Let’s take the AMEX Gold card for example. You get the card in May 2019 and soon use the $100 airline travel credit (recommended) by maybe buying airline gift cards. On January 2020 you are going to get another $100 airline travel credit as it follows the calendar year.
This is called double dipping.
For an annual fee of $250, you get $200 back so you effectively pay only $50 to keep the card (while reaping all of its benefits).
But the same does not work with the Chase CSR as they will provide you with new travel credit only after renewal by payment of the next annual fee.
What is marginal benefit and why is this important?
Let’s go back to the hotel free drink every day example. If you stay two days (one night) you got two free drinks, but if you stay for three days (two nights) you get only one additional drink bringing the average back down to one free drink per day (earlier you got 1.5 drinks per day).

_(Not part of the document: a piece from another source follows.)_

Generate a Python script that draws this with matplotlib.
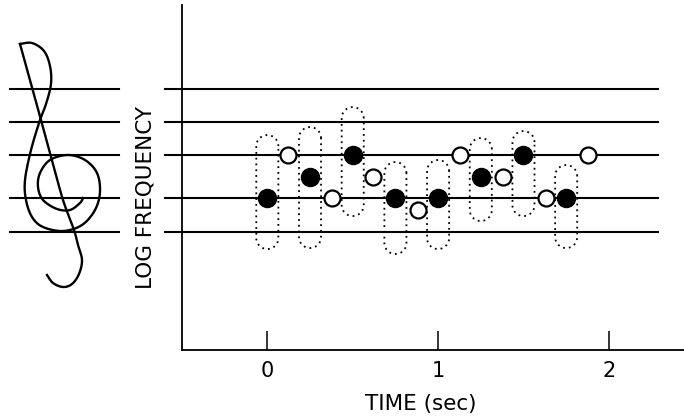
import numpy as np
import matplotlib
matplotlib.use('Agg')
import matplotlib.pyplot as plt

# staff levels (log frequency, arbitrary units)
staff = [26.1, 22.8, 19.5, 15.2, 11.8]

# tones: filled = one stream, open = the other
t_fill = [0.0, 0.25, 0.5, 0.75, 1.0, 1.25, 1.5, 1.75]
f_fill = [15.2, 17.3, 19.5, 15.2, 15.2, 17.3, 19.5, 15.2]
t_open = [0.12, 0.38, 0.62, 0.88, 1.13, 1.38, 1.63, 1.88]
f_open = [19.5, 15.2, 17.3, 14.0, 19.5, 17.3, 15.2, 19.5]

# dotted envelopes around each filled tone (low, high)
env_lo = [10.1, 10.2, 13.4, 9.6, 10.1, 12.9, 13.4, 10.2]
env_hi = [21.5, 22.3, 24.3, 18.8, 19.0, 21.2, 21.9, 18.5]

xticks = [0, 1, 2]
xticklabels = ['0', '1', '2']


def smooth(pts, n=16):
    # catmull-rom through hand points
    p = np.array(pts, float)
    p = np.vstack([p[0], p, p[-1]])
    out = []
    t = np.linspace(0, 1, n, endpoint=False)[:, None]
    for i in range(1, len(p) - 2):
        p0, p1, p2, p3 = p[i - 1], p[i], p[i + 1], p[i + 2]
        out.append(0.5 * (2 * p1 + (-p0 + p2) * t
                          + (2 * p0 - 5 * p1 + 4 * p2 - p3) * t ** 2
                          + (-p0 + 3 * p1 - 3 * p2 + p3) * t ** 3))
    out.append(p[-2][None])
    return np.vstack(out)


fig = plt.figure(figsize=(6.84, 4.19), dpi=100)
ax = fig.add_axes([0.266, 0.1647, 0.734, 0.823])
ax.set_xlim(-0.5, 2.44)
ax.set_ylim(0, 34.5)

for s in ['top', 'right']:
    ax.spines[s].set_visible(False)
for s in ['left', 'bottom']:
    ax.spines[s].set_linewidth(1.3)

# staff lines in the plot, and the short staff under the clef
for y in staff:
    ax.plot([-0.60, 2.285], [y, y], color='black', lw=1.5, clip_on=False)
    ax.plot([-1.508, -0.868], [y, y], color='black', lw=1.5, clip_on=False)

# dotted capsules, radius of 11 px in both directions
rx = 11 / 170.3
ry = 1.1
th = np.linspace(0, np.pi, 30)
for x, lo, hi in zip(t_fill, env_lo, env_hi):
    top_x = x + rx * np.cos(th)
    top_y = hi - ry + ry * np.sin(th)
    bot_x = x - rx * np.cos(th)
    bot_y = lo + ry - ry * np.sin(th)
    cx = np.concatenate([top_x, bot_x, top_x[:1]])
    cy = np.concatenate([top_y, bot_y, top_y[:1]])
    ax.plot(cx, cy, color='black', lw=1.3, linestyle=(0, (1, 2.2)))

ax.plot(t_fill, f_fill, 'o', ms=13, color='black', zorder=5)
ax.plot(t_open, f_open, 'o', ms=11.5, mfc='white', mec='black', mew=1.6, zorder=5)

ax.set_xticks(xticks)
ax.set_xticklabels(xticklabels)
ax.tick_params(axis='x', direction='in', length=14, width=1.1, pad=8, labelsize=15)
ax.set_yticks([])

ax.set_xlabel('TIME (sec)', fontsize=15.5, va='center')
ax.xaxis.set_label_coords(0.476, -0.157)
ax.set_ylabel('LOG FREQUENCY', fontsize=15.5, va='center')
ax.yaxis.set_label_coords(-0.0717, 0.443)

# treble clef, drawn in pixel space
deco = fig.add_axes([0, 0, 1, 1], zorder=-1)
deco.set_xlim(0, 684)
deco.set_ylim(419, 0)
deco.axis('off')
stem = [(47, 275), (53, 283), (63, 287), (72, 284), (79, 274), (82, 260),
        (78, 245), (74, 230), (63, 200), (52, 160), (41, 120), (30, 80), (20, 44)]
loop = [(20, 44), (32, 43), (44, 51), (50, 66), (51, 84), (46, 104), (40, 120),
        (31, 150), (25, 180), (26, 200), (32, 217), (43, 227), (63, 231),
        (82, 225), (95, 210), (100, 192), (97, 173), (85, 160), (68, 155),
        (50, 160), (40, 173), (38, 187), (43, 200), (57, 209), (70, 210),
        (80, 203), (83, 198)]
for part in (stem, loop):
    c = smooth(part)
    deco.plot(c[:, 0], c[:, 1], color='black', lw=1.7)

fig.savefig('out.png', dpi=100)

This one additional drink added is the marginal benefit you get by stay one more night.
Naturally this principle doesn’t affect the night policy of drinks.
So you spend more but get only so little.
So what should I do with this knowledge?
Use it to your benefit of course! The AMEX Gold card offers 50,000 Membership Rewards points (which can be worth $1000 towards travel) on a spend of $2000 in three months with an annual fee of $250.
Just by following this simple hack, you can get back $200 of the annual fee.
Similarly for the AMEX Platinum card which offers $200 airline fee credit, you get back $400 of the $550 annual fee. And not to mention the $200 Uber credit you also get.
Ideally, keep the cards for one year and then call Amex to ask for a retention offer. Remember, closing your accounts may result in you losing the remaining MR points.